All of the material below is to be restated word for word, apart from the pictures.

Recorded information:
╔══
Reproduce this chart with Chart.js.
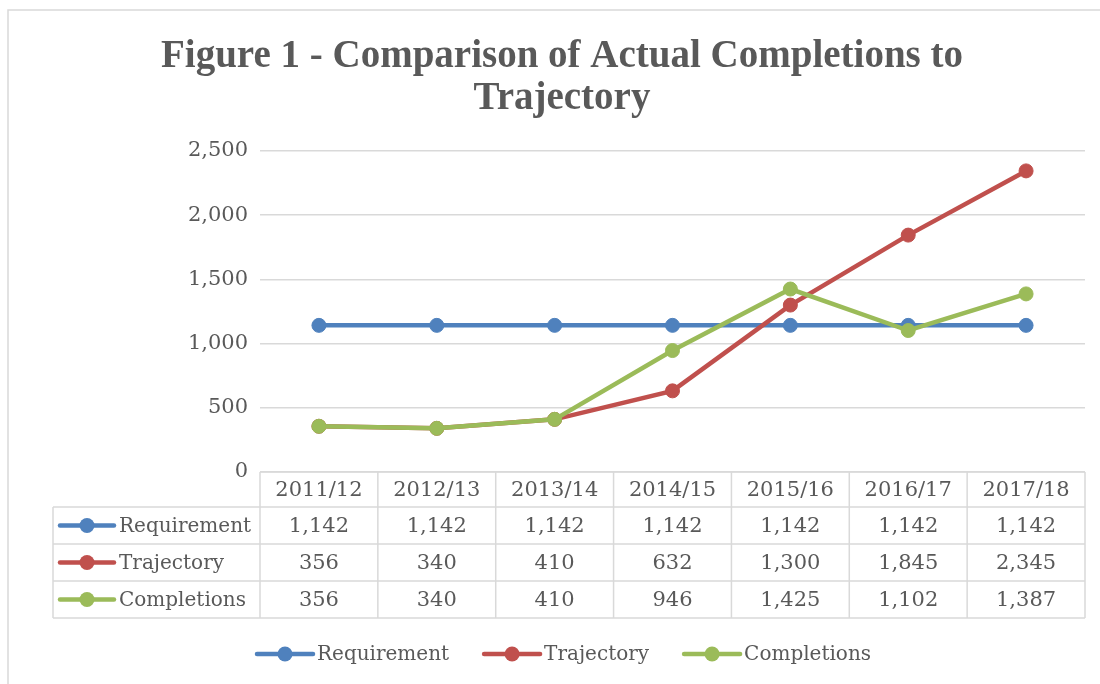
<!DOCTYPE html>
<html lang="en">
<head>
<meta charset="UTF-8">
<title>Figure 1</title>
<script src="https://cdn.jsdelivr.net/npm/chart.js"></script>
<style>
  body { margin: 0; background: #fff; }
  canvas { display: block; }
</style>
</head>
<body>
<canvas id="chart" width="1100" height="684"></canvas>
<script>
// data
const years = ['2011/12', '2012/13', '2013/14', '2014/15', '2015/16', '2016/17', '2017/18'];
const requirement = [1142, 1142, 1142, 1142, 1142, 1142, 1142];
const trajectory = [356, 340, 410, 632, 1300, 1845, 2345];
const completions = [356, 340, 410, 946, 1425, 1102, 1387];
const seriesNames = ['Requirement', 'Trajectory', 'Completions'];
const seriesColors = ['#4f81bd', '#c0504d', '#9bbb59'];
const titleLines = ['Figure 1 - Comparison of Actual Completions to', 'Trajectory'];

const grey = '#595959';
const gridGrey = '#d9d9d9';
const numFont = '21px "DejaVu Serif"';
const nameFont = '20px "DejaVu Serif"';

function fmt(v) { return v.toLocaleString('en-US'); }

// key (line + dot) like the excel legend
function drawKey(ctx, x0, x1, y, color) {
  ctx.save();
  ctx.strokeStyle = color;
  ctx.lineWidth = 4.5;
  ctx.lineCap = 'round';
  ctx.beginPath();
  ctx.moveTo(x0, y);
  ctx.lineTo(x1, y);
  ctx.stroke();
  ctx.fillStyle = color;
  ctx.beginPath();
  ctx.arc((x0 + x1) / 2, y, 7.5, 0, Math.PI * 2);
  ctx.fill();
  ctx.restore();
}

const extras = {
  id: 'extras',
  beforeDraw(chart) {
    const ctx = chart.ctx;
    ctx.save();
    ctx.fillStyle = '#fff';
    ctx.fillRect(0, 0, chart.width, chart.height);
    // outer border
    ctx.strokeStyle = gridGrey;
    ctx.lineWidth = 1.5;
    ctx.beginPath();
    ctx.moveTo(8, chart.height);
    ctx.lineTo(8, 10);
    ctx.lineTo(chart.width, 10);
    ctx.stroke();
    // title
    ctx.fillStyle = grey;
    ctx.font = 'bold 39px "Liberation Serif"';
    ctx.textAlign = 'center';
    ctx.textBaseline = 'alphabetic';
    ctx.fillText(titleLines[0], 562, 67);
    ctx.fillText(titleLines[1], 562, 109);
    ctx.restore();
  },
  afterDraw(chart) {
    const ctx = chart.ctx;
    const area = chart.chartArea;
    const xs = chart.scales.x;
    const n = years.length;
    const colW = (area.right - area.left) / n;
    const top = area.bottom;
    const headBottom = top + 35;
    const rowH = 37;
    const tableBottom = headBottom + rowH * 3;
    const labelLeft = 53;

    ctx.save();
    ctx.strokeStyle = gridGrey;
    ctx.lineWidth = 1.5;
    ctx.beginPath();
    // horizontal lines
    ctx.moveTo(area.left, top);
    ctx.lineTo(area.right, top);
    for (let r = 0; r <= 3; r++) {
      const y = headBottom + r * rowH;
      ctx.moveTo(labelLeft, y);
      ctx.lineTo(area.right, y);
    }
    // vertical lines
    for (let c = 0; c <= n; c++) {
      const x = area.left + c * colW;
      ctx.moveTo(x, top);
      ctx.lineTo(x, tableBottom);
    }
    ctx.moveTo(labelLeft, headBottom);
    ctx.lineTo(labelLeft, tableBottom);
    ctx.stroke();

    ctx.font = numFont;
    ctx.fillStyle = grey;
    ctx.textBaseline = 'middle';
    ctx.textAlign = 'center';
    years.forEach((yr, i) => {
      ctx.fillText(yr, xs.getPixelForValue(i), (top + headBottom) / 2 + 1);
    });
    const rows = [requirement, trajectory, completions];
    rows.forEach((vals, r) => {
      const cy = headBottom + r * rowH + rowH / 2;
      ctx.font = numFont;
      ctx.textAlign = 'center';
      ctx.fillStyle = grey;
      vals.forEach((v, i) => ctx.fillText(fmt(v), xs.getPixelForValue(i), cy + 1));
      drawKey(ctx, 60, 114, cy, seriesColors[r]);
      ctx.font = nameFont;
      ctx.fillStyle = grey;
      ctx.textAlign = 'left';
      ctx.fillText(seriesNames[r], 119, cy + 1);
    });

    // bottom legend
    let x = 257;
    const ly = 654;
    ctx.font = nameFont;
    seriesNames.forEach((name, i) => {
      drawKey(ctx, x, x + 56, ly, seriesColors[i]);
      x += 60;
      ctx.fillStyle = grey;
      ctx.textAlign = 'left';
      ctx.fillText(name, x, ly + 1);
      x += ctx.measureText(name).width + 35;
    });
    ctx.restore();
  }
};

function lineSet(i, data, order) {
  return {
    label: seriesNames[i],
    data: data,
    borderColor: seriesColors[i],
    backgroundColor: seriesColors[i],
    pointBackgroundColor: seriesColors[i],
    pointBorderColor: seriesColors[i],
    borderWidth: 4.5,
    pointRadius: 7,
    pointHoverRadius: 7,
    pointBorderWidth: 1,
    tension: 0,
    order: order
  };
}

new Chart(document.getElementById('chart'), {
  type: 'line',
  data: {
    labels: years,
    datasets: [
      lineSet(0, requirement, 2),
      lineSet(1, trajectory, 1),
      lineSet(2, completions, 0)
    ]
  },
  options: {
    responsive: false,
    animation: false,
    devicePixelRatio: 1,
    layout: { padding: { top: 151, bottom: 212, left: 0, right: 15 } },
    plugins: {
      legend: { display: false },
      title: { display: false },
      tooltip: { enabled: false }
    },
    scales: {
      x: {
        display: false,
        offset: true
      },
      y: {
        min: 0,
        max: 2500,
        afterFit(s) { s.width = 260; },
        border: { display: false },
        grid: { color: gridGrey, lineWidth: 1.5, drawTicks: false },
        ticks: {
          stepSize: 500,
          padding: 12,
          color: grey,
          font: { family: 'DejaVu Serif', size: 21 },
          callback: v => fmt(v)
        }
      }
    }
  },
  plugins: [extras]
});
</script>
</body>
</html>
╚══
Written solution:
Reproduce this chart with Chart.js.
<!DOCTYPE html>
<html lang="en">
<head>
<meta charset="UTF-8">
<title>Figure 1</title>
<script src="https://cdn.jsdelivr.net/npm/chart.js"></script>
<style>
  body { margin: 0; background: #fff; }
  canvas { display: block; }
</style>
</head>
<body>
<canvas id="chart" width="1100" height="684"></canvas>
<script>
// data
const years = ['2011/12', '2012/13', '2013/14', '2014/15', '2015/16', '2016/17', '2017/18'];
const requirement = [1142, 1142, 1142, 1142, 1142, 1142, 1142];
const trajectory = [356, 340, 410, 632, 1300, 1845, 2345];
const completions = [356, 340, 410, 946, 1425, 1102, 1387];
const seriesNames = ['Requirement', 'Trajectory', 'Completions'];
const seriesColors = ['#4f81bd', '#c0504d', '#9bbb59'];
const titleLines = ['Figure 1 - Comparison of Actual Completions to', 'Trajectory'];

const grey = '#595959';
const gridGrey = '#d9d9d9';
const numFont = '21px "DejaVu Serif"';
const nameFont = '20px "DejaVu Serif"';

function fmt(v) { return v.toLocaleString('en-US'); }

// key (line + dot) like the excel legend
function drawKey(ctx, x0, x1, y, color) {
  ctx.save();
  ctx.strokeStyle = color;
  ctx.lineWidth = 4.5;
  ctx.lineCap = 'round';
  ctx.beginPath();
  ctx.moveTo(x0, y);
  ctx.lineTo(x1, y);
  ctx.stroke();
  ctx.fillStyle = color;
  ctx.beginPath();
  ctx.arc((x0 + x1) / 2, y, 7.5, 0, Math.PI * 2);
  ctx.fill();
  ctx.restore();
}

const extras = {
  id: 'extras',
  beforeDraw(chart) {
    const ctx = chart.ctx;
    ctx.save();
    ctx.fillStyle = '#fff';
    ctx.fillRect(0, 0, chart.width, chart.height);
    // outer border
    ctx.strokeStyle = gridGrey;
    ctx.lineWidth = 1.5;
    ctx.beginPath();
    ctx.moveTo(8, chart.height);
    ctx.lineTo(8, 10);
    ctx.lineTo(chart.width, 10);
    ctx.stroke();
    // title
    ctx.fillStyle = grey;
    ctx.font = 'bold 39px "Liberation Serif"';
    ctx.textAlign = 'center';
    ctx.textBaseline = 'alphabetic';
    ctx.fillText(titleLines[0], 562, 67);
    ctx.fillText(titleLines[1], 562, 109);
    ctx.restore();
  },
  afterDraw(chart) {
    const ctx = chart.ctx;
    const area = chart.chartArea;
    const xs = chart.scales.x;
    const n = years.length;
    const colW = (area.right - area.left) / n;
    const top = area.bottom;
    const headBottom = top + 35;
    const rowH = 37;
    const tableBottom = headBottom + rowH * 3;
    const labelLeft = 53;

    ctx.save();
    ctx.strokeStyle = gridGrey;
    ctx.lineWidth = 1.5;
    ctx.beginPath();
    // horizontal lines
    ctx.moveTo(area.left, top);
    ctx.lineTo(area.right, top);
    for (let r = 0; r <= 3; r++) {
      const y = headBottom + r * rowH;
      ctx.moveTo(labelLeft, y);
      ctx.lineTo(area.right, y);
    }
    // vertical lines
    for (let c = 0; c <= n; c++) {
      const x = area.left + c * colW;
      ctx.moveTo(x, top);
      ctx.lineTo(x, tableBottom);
    }
    ctx.moveTo(labelLeft, headBottom);
    ctx.lineTo(labelLeft, tableBottom);
    ctx.stroke();

    ctx.font = numFont;
    ctx.fillStyle = grey;
    ctx.textBaseline = 'middle';
    ctx.textAlign = 'center';
    years.forEach((yr, i) => {
      ctx.fillText(yr, xs.getPixelForValue(i), (top + headBottom) / 2 + 1);
    });
    const rows = [requirement, trajectory, completions];
    rows.forEach((vals, r) => {
      const cy = headBottom + r * rowH + rowH / 2;
      ctx.font = numFont;
      ctx.textAlign = 'center';
      ctx.fillStyle = grey;
      vals.forEach((v, i) => ctx.fillText(fmt(v), xs.getPixelForValue(i), cy + 1));
      drawKey(ctx, 60, 114, cy, seriesColors[r]);
      ctx.font = nameFont;
      ctx.fillStyle = grey;
      ctx.textAlign = 'left';
      ctx.fillText(seriesNames[r], 119, cy + 1);
    });

    // bottom legend
    let x = 257;
    const ly = 654;
    ctx.font = nameFont;
    seriesNames.forEach((name, i) => {
      drawKey(ctx, x, x + 56, ly, seriesColors[i]);
      x += 60;
      ctx.fillStyle = grey;
      ctx.textAlign = 'left';
      ctx.fillText(name, x, ly + 1);
      x += ctx.measureText(name).width + 35;
    });
    ctx.restore();
  }
};

function lineSet(i, data, order) {
  return {
    label: seriesNames[i],
    data: data,
    borderColor: seriesColors[i],
    backgroundColor: seriesColors[i],
    pointBackgroundColor: seriesColors[i],
    pointBorderColor: seriesColors[i],
    borderWidth: 4.5,
    pointRadius: 7,
    pointHoverRadius: 7,
    pointBorderWidth: 1,
    tension: 0,
    order: order
  };
}

new Chart(document.getElementById('chart'), {
  type: 'line',
  data: {
    labels: years,
    datasets: [
      lineSet(0, requirement, 2),
      lineSet(1, trajectory, 1),
      lineSet(2, completions, 0)
    ]
  },
  options: {
    responsive: false,
    animation: false,
    devicePixelRatio: 1,
    layout: { padding: { top: 151, bottom: 212, left: 0, right: 15 } },
    plugins: {
      legend: { display: false },
      title: { display: false },
      tooltip: { enabled: false }
    },
    scales: {
      x: {
        display: false,
        offset: true
      },
      y: {
        min: 0,
        max: 2500,
        afterFit(s) { s.width = 260; },
        border: { display: false },
        grid: { color: gridGrey, lineWidth: 1.5, drawTicks: false },
        ticks: {
          stepSize: 500,
          padding: 12,
          color: grey,
          font: { family: 'DejaVu Serif', size: 21 },
          callback: v => fmt(v)
        }
      }
    }
  },
  plugins: [extras]
});
</script>
</body>
</html>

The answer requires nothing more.